PROBLEM TO WORK ON: Identify every line in the records below that contains the word "React", and copy each of those lines.

══ DATA FOR THIS EXERCISE ══

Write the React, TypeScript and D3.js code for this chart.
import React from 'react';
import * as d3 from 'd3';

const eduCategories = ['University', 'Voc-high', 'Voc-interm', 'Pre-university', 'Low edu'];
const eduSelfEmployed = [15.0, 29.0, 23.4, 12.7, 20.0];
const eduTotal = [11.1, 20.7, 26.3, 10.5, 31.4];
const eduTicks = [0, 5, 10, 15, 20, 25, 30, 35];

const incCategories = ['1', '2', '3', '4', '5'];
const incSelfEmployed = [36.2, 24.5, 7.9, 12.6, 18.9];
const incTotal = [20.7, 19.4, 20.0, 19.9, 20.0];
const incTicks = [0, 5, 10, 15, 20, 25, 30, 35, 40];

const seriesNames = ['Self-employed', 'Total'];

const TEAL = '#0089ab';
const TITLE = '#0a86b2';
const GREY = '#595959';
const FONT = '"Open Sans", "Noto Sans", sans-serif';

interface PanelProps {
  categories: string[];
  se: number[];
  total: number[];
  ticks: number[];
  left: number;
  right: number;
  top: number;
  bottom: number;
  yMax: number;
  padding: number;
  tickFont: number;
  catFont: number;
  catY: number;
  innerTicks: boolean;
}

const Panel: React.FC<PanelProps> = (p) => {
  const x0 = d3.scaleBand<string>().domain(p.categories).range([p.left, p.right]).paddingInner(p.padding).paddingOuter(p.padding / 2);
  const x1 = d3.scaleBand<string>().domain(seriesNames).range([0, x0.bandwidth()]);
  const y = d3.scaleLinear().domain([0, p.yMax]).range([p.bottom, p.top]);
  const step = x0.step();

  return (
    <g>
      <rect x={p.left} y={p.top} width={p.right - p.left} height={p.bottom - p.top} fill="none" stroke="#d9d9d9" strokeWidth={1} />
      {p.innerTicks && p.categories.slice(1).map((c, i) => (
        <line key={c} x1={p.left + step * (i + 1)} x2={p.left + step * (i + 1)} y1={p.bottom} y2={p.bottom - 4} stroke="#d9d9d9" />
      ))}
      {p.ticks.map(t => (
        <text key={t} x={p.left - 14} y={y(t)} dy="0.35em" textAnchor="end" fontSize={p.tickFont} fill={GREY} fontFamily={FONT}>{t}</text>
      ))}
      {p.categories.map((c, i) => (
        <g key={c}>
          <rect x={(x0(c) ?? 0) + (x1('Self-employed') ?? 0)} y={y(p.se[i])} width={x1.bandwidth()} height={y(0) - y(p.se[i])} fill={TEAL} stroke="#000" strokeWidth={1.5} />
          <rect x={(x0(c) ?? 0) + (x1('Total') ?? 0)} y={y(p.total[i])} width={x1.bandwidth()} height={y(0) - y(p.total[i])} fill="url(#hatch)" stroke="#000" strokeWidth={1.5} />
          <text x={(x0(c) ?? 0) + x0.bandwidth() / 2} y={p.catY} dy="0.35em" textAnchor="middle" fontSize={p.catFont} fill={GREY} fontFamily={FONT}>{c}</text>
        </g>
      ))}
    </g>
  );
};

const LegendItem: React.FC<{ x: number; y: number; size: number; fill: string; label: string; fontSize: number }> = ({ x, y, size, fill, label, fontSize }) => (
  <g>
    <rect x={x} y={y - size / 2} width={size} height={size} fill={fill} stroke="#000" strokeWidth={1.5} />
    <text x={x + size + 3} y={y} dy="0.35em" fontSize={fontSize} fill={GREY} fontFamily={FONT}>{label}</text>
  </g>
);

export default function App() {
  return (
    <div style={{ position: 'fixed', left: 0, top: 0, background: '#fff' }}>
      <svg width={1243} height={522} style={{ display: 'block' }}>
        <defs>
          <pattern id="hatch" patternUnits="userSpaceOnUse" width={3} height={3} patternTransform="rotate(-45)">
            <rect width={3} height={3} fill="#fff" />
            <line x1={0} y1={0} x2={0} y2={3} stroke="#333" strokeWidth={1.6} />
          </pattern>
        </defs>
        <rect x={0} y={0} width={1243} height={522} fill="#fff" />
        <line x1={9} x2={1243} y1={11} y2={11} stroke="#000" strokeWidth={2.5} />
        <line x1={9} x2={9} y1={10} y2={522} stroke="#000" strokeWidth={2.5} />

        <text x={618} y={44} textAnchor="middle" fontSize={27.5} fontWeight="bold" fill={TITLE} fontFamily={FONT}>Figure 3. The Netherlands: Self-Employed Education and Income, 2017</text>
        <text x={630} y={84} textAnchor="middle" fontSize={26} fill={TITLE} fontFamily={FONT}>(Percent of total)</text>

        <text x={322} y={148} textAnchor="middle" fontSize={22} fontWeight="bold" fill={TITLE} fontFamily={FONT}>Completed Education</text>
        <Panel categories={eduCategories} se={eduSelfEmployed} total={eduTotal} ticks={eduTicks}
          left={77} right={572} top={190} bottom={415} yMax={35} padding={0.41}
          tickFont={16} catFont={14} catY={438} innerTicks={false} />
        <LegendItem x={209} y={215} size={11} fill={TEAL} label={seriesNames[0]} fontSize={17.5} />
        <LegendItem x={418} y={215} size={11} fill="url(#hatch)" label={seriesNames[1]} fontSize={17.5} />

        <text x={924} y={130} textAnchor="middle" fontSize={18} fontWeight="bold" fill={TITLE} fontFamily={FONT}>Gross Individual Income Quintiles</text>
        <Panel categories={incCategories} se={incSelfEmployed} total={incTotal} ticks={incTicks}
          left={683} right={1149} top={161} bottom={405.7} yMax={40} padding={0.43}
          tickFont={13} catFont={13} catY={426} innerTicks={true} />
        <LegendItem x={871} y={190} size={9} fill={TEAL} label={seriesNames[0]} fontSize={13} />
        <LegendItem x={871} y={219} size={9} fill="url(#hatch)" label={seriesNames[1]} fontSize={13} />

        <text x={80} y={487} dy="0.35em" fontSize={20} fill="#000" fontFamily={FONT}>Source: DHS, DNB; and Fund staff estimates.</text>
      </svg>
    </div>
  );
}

═══
══ DATA FOR THIS EXERCISE ══

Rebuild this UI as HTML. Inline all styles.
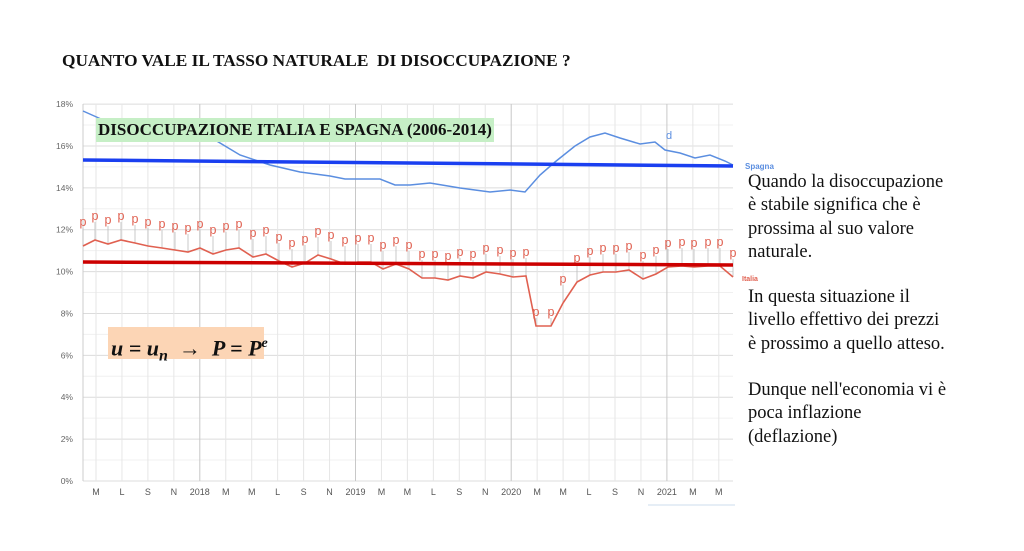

═══

TASK OUTPUT:
Write the React, TypeScript and D3.js code for this chart.
import React from 'react';
const Panel: React.FC<PanelProps> = (p) => {
const LegendItem: React.FC<{ x: number; y: number; size: number; fill: string; label: string; fontSize: number }> = ({ x, y, size, fill, label, fontSize }) => (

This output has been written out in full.